For instance I would be able to taste how a certain malt or certain hop comes through in an IPA and would be able to give useful criticism on certain aspects. I think it's good to balance personal taste and objective observations. While there is no objective standard to be judging beers on, I don't think it's bad to consider how much a beer aligns or deviates with "traditional" tendencies of its' style. Often times the beers that deviate from the tradition of their style can be my favorites!

However I do think that if someone is going to give a bad rating they should at least attempt to explain why. I don't think concrete knowledge is as important as gathering experience and familiarity with various styles. There shouldn't be an exclusive right to rate beers, and I hope I'm not appearing to suggest that. I just think these brewers deserve a bit of our effort if we choose to rate.

The thing is, many of these assume that people rate and post tasting notes for others to see.

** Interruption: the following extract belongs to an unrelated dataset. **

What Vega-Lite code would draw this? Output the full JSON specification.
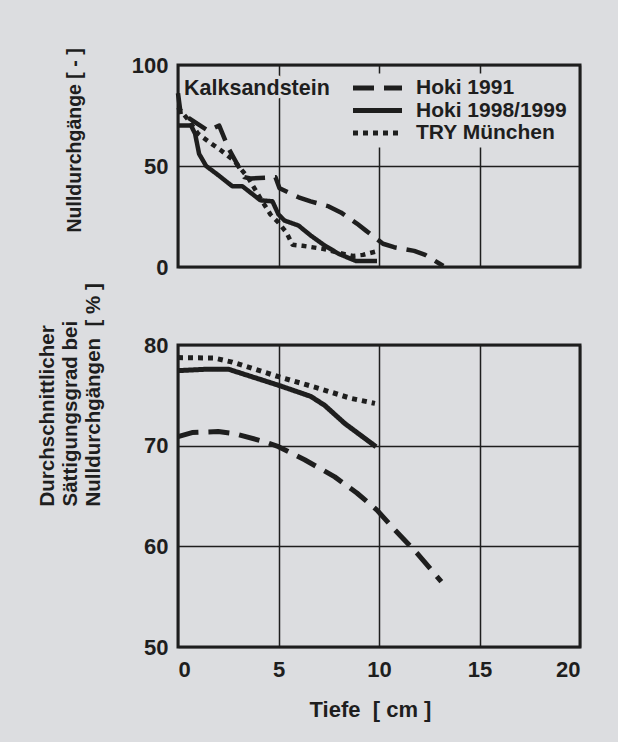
{
  "$schema": "https://vega.github.io/schema/vega-lite/v6.json",
  "background": "#dcdde0",
  "padding": {"left": 35, "top": 46, "right": 40, "bottom": 30},
  "datasets": {
    "top": [
      {"series": "Hoki 1991", "x": 0, "y": 86},
      {"series": "Hoki 1991", "x": 0.15, "y": 74.5},
      {"series": "Hoki 1991", "x": 0.5, "y": 74},
      {"series": "Hoki 1991", "x": 1.5, "y": 67.5},
      {"series": "Hoki 1991", "x": 2.05, "y": 70},
      {"series": "Hoki 1991", "x": 2.5, "y": 59},
      {"series": "Hoki 1991", "x": 3.3, "y": 44.5},
      {"series": "Hoki 1991", "x": 3.6, "y": 43.8},
      {"series": "Hoki 1991", "x": 4.85, "y": 44.4},
      {"series": "Hoki 1991", "x": 5.05, "y": 39},
      {"series": "Hoki 1991", "x": 6.0, "y": 34.5},
      {"series": "Hoki 1991", "x": 6.6, "y": 32.5},
      {"series": "Hoki 1991", "x": 7.5, "y": 30},
      {"series": "Hoki 1991", "x": 8.1, "y": 27},
      {"series": "Hoki 1991", "x": 8.9, "y": 21.5},
      {"series": "Hoki 1991", "x": 9.35, "y": 18},
      {"series": "Hoki 1991", "x": 10.2, "y": 11.5},
      {"series": "Hoki 1991", "x": 10.75, "y": 9.8},
      {"series": "Hoki 1991", "x": 11.75, "y": 8},
      {"series": "Hoki 1991", "x": 12.3, "y": 6},
      {"series": "Hoki 1991", "x": 13.2, "y": 0.5},
      {"series": "Hoki 1998/1999", "x": 0, "y": 70},
      {"series": "Hoki 1998/1999", "x": 0.65, "y": 70},
      {"series": "Hoki 1998/1999", "x": 0.85, "y": 66},
      {"series": "Hoki 1998/1999", "x": 1.05, "y": 56},
      {"series": "Hoki 1998/1999", "x": 1.4, "y": 50},
      {"series": "Hoki 1998/1999", "x": 2.0, "y": 45.5},
      {"series": "Hoki 1998/1999", "x": 2.7, "y": 40},
      {"series": "Hoki 1998/1999", "x": 3.2, "y": 40},
      {"series": "Hoki 1998/1999", "x": 4.1, "y": 33},
      {"series": "Hoki 1998/1999", "x": 4.7, "y": 32.5},
      {"series": "Hoki 1998/1999", "x": 5.0, "y": 26},
      {"series": "Hoki 1998/1999", "x": 5.3, "y": 23},
      {"series": "Hoki 1998/1999", "x": 6.0, "y": 20.5},
      {"series": "Hoki 1998/1999", "x": 6.6, "y": 15.6},
      {"series": "Hoki 1998/1999", "x": 7.3, "y": 10.6},
      {"series": "Hoki 1998/1999", "x": 8.0, "y": 6.5},
      {"series": "Hoki 1998/1999", "x": 8.85, "y": 3},
      {"series": "Hoki 1998/1999", "x": 9.9, "y": 3},
      {"series": "TRY München", "x": 0, "y": 79},
      {"series": "TRY München", "x": 0.5, "y": 73},
      {"series": "TRY München", "x": 1.0, "y": 66},
      {"series": "TRY München", "x": 1.6, "y": 61.5},
      {"series": "TRY München", "x": 2.1, "y": 58},
      {"series": "TRY München", "x": 2.8, "y": 52.5},
      {"series": "TRY München", "x": 3.5, "y": 44},
      {"series": "TRY München", "x": 4.1, "y": 34},
      {"series": "TRY München", "x": 4.6, "y": 26},
      {"series": "TRY München", "x": 5.0, "y": 22},
      {"series": "TRY München", "x": 5.4, "y": 17},
      {"series": "TRY München", "x": 5.7, "y": 11},
      {"series": "TRY München", "x": 6.2, "y": 10.5},
      {"series": "TRY München", "x": 7.2, "y": 9},
      {"series": "TRY München", "x": 8.0, "y": 7},
      {"series": "TRY München", "x": 8.7, "y": 5.5},
      {"series": "TRY München", "x": 9.2, "y": 6},
      {"series": "TRY München", "x": 9.9, "y": 7.8}
    ],
    "bottom": [
      {"series": "Hoki 1991", "x": 0, "y": 70.9},
      {"series": "Hoki 1991", "x": 0.7, "y": 71.3},
      {"series": "Hoki 1991", "x": 2.0, "y": 71.4},
      {"series": "Hoki 1991", "x": 2.8, "y": 71.2},
      {"series": "Hoki 1991", "x": 4.3, "y": 70.4},
      {"series": "Hoki 1991", "x": 5.0, "y": 69.9},
      {"series": "Hoki 1991", "x": 6.3, "y": 68.6},
      {"series": "Hoki 1991", "x": 7.8, "y": 66.9},
      {"series": "Hoki 1991", "x": 8.9, "y": 65.3},
      {"series": "Hoki 1991", "x": 9.9, "y": 63.6},
      {"series": "Hoki 1991", "x": 10.8, "y": 61.6},
      {"series": "Hoki 1991", "x": 11.9, "y": 59.3},
      {"series": "Hoki 1991", "x": 13.1, "y": 56.5},
      {"series": "Hoki 1998/1999", "x": 0, "y": 77.45},
      {"series": "Hoki 1998/1999", "x": 1.5, "y": 77.6},
      {"series": "Hoki 1998/1999", "x": 2.5, "y": 77.6},
      {"series": "Hoki 1998/1999", "x": 5.0, "y": 76.0},
      {"series": "Hoki 1998/1999", "x": 6.6, "y": 74.9},
      {"series": "Hoki 1998/1999", "x": 7.3, "y": 74.0},
      {"series": "Hoki 1998/1999", "x": 8.3, "y": 72.2},
      {"series": "Hoki 1998/1999", "x": 9.85, "y": 69.9},
      {"series": "TRY München", "x": 0, "y": 78.75},
      {"series": "TRY München", "x": 1.8, "y": 78.7},
      {"series": "TRY München", "x": 2.7, "y": 78.3},
      {"series": "TRY München", "x": 5.0, "y": 76.85},
      {"series": "TRY München", "x": 7.0, "y": 75.7},
      {"series": "TRY München", "x": 8.6, "y": 74.7},
      {"series": "TRY München", "x": 9.8, "y": 74.2}
    ]
  },
  "vconcat": [
    {
      "width": 402,
      "height": 202,
      "layer": [
        {
          "data": {"values": [{}]},
          "mark": {"type": "text", "align": "left", "baseline": "middle", "font": "Liberation Sans", "fontWeight": "bold", "fontSize": 21.5, "fill": "#dcdde0", "stroke": "#dcdde0", "strokeWidth": 7, "strokeJoin": "round"},
          "encoding": {
            "x": {"datum": 0.3, "type": "quantitative"},
            "y": {"datum": 88, "type": "quantitative"},
            "text": {"value": "Kalksandstein"}
          }
        },
        {
          "data": {"name": "top"},
          "mark": {"type": "line", "strokeWidth": 4.5, "color": "#1e1e1e", "strokeCap": "butt", "strokeJoin": "round"},
          "encoding": {
            "x": {"field": "x", "type": "quantitative", "scale": {"domain": [0, 20], "nice": false},
              "axis": {"values": [0, 5, 10, 15, 20], "labels": false, "title": null}},
            "y": {"field": "y", "type": "quantitative", "scale": {"domain": [0, 100], "nice": false},
              "axis": {"values": [0, 50, 100], "title": "Nulldurchgänge [ - ]", "titleAngle": -90, "titleAlign": "left", "titleBaseline": "middle", "titleX": -104, "titleY": 167, "titleFontSize": 19.5}},
            "strokeDash": {"field": "series", "type": "nominal",
              "scale": {"domain": ["Hoki 1991", "Hoki 1998/1999", "TRY München"], "range": [[21, 10], [1, 0], [5, 5]]},
              "legend": {"orient": "none", "legendX": 168.5, "legendY": 8.5, "title": null, "symbolType": "stroke", "symbolSize": 2401, "symbolStrokeWidth": 5, "symbolStrokeColor": "#1e1e1e", "labelFont": "Liberation Sans", "labelFontWeight": "bold", "labelFontSize": 21, "labelColor": "#1e1e1e", "labelOffset": 11.5, "labelLimit": 300, "clipHeight": 21, "rowPadding": 0.5, "padding": 4, "fillColor": "#dcdde0"}}
          }
        },
        {
          "data": {"values": [{}]},
          "mark": {"type": "text", "align": "left", "baseline": "middle", "font": "Liberation Sans", "fontWeight": "bold", "fontSize": 21.5, "color": "#1e1e1e"},
          "encoding": {
            "x": {"datum": 0.3, "type": "quantitative"},
            "y": {"datum": 88, "type": "quantitative"},
            "text": {"value": "Kalksandstein"}
          }
        }
      ]
    },
    {
      "width": 402,
      "height": 302,
      "data": {"name": "bottom"},
      "mark": {"type": "line", "strokeWidth": 5, "color": "#1e1e1e", "strokeCap": "butt", "strokeJoin": "round"},
      "encoding": {
        "x": {"field": "x", "type": "quantitative", "scale": {"domain": [0, 20], "nice": false},
          "axis": {"values": [0, 5, 10, 15, 20], "title": "Tiefe\u00a0\u00a0[ cm ]", "titleFontSize": 22, "titlePadding": 19, "titleX": 192, "titleAlign": "center"}},
        "y": {"field": "y", "type": "quantitative", "scale": {"domain": [50, 80], "nice": false},
          "axis": {"values": [50, 60, 70, 80], "title": ["Durchschnittlicher", "Sättigungsgrad bei", "Nulldurchgängen\u00a0\u00a0[ % ]"], "titleAngle": -90, "titleAlign": "left", "titleBaseline": "middle", "titleX": -131, "titleY": 161, "titleLineHeight": 23, "titleFontSize": 20.5}},
        "strokeDash": {"field": "series", "type": "nominal",
          "scale": {"domain": ["Hoki 1991", "Hoki 1998/1999", "TRY München"], "range": [[21, 10], [1, 0], [5, 5]]},
          "legend": null}
      }
    }
  ],
  "resolve": {"scale": {"strokeDash": "independent"}, "legend": {"strokeDash": "independent"}},
  "config": {
    "concat": {"spacing": 1},
    "view": {"stroke": "#1e1e1e", "strokeWidth": 3, "fill": null},
    "axis": {
      "grid": true, "gridColor": "#1e1e1e", "gridWidth": 1.5, "gridOpacity": 1,
      "domain": false, "ticks": false, "tickSize": 0,
      "labelFont": "Liberation Sans", "labelFontWeight": "bold", "labelFontSize": 22, "labelColor": "#1e1e1e",
      "labelPadding": 10,
      "titleFont": "Liberation Sans", "titleFontWeight": "bold", "titleColor": "#1e1e1e"
    },
    "axisX": {"labelPadding": 12},
    "text": {"font": "Liberation Sans"}
  }
}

That is in many instances not the case. They don't do it because they want to improve the beer or give a genuine feedback, they're just stating whether they enjoyed it or not.

If you want feedback, you shouldn't be looking at Untappd. Maybe Ratebeer is a better option as its users are on average more beerwise, but in the end it's not a safe bet.

The problem here isn't people rating beers, it's trying to make sense of the randomness people attribute to beer(s).

I feel like this is also applies to real life encounters as well.

I enjoy dark beer. The more stout the better however I don't like any IPA's I have ever tried, I just don't like "hoppy" beer. So anytime I ask friend of family what's a beer I should try, no matter who I ask it's always an IPA, or a terrible domestic beer.

I think it all stems from people not accepting the different flavor of beer, I will still try an IPA just to try it. Who knows maybe someday I'll like one, but I don't stick to a type and I feel like that's what most people do. They find a type or kind of beer they like then expect all other beer to taste that way and when it isn't they thinks it's awful, instead of actually tasting and considering what the brew master intended it to taste like.

That's exactly why I like you guys, it's not all this sucks, that sucks, it's genuine interest in the intention behind the beer.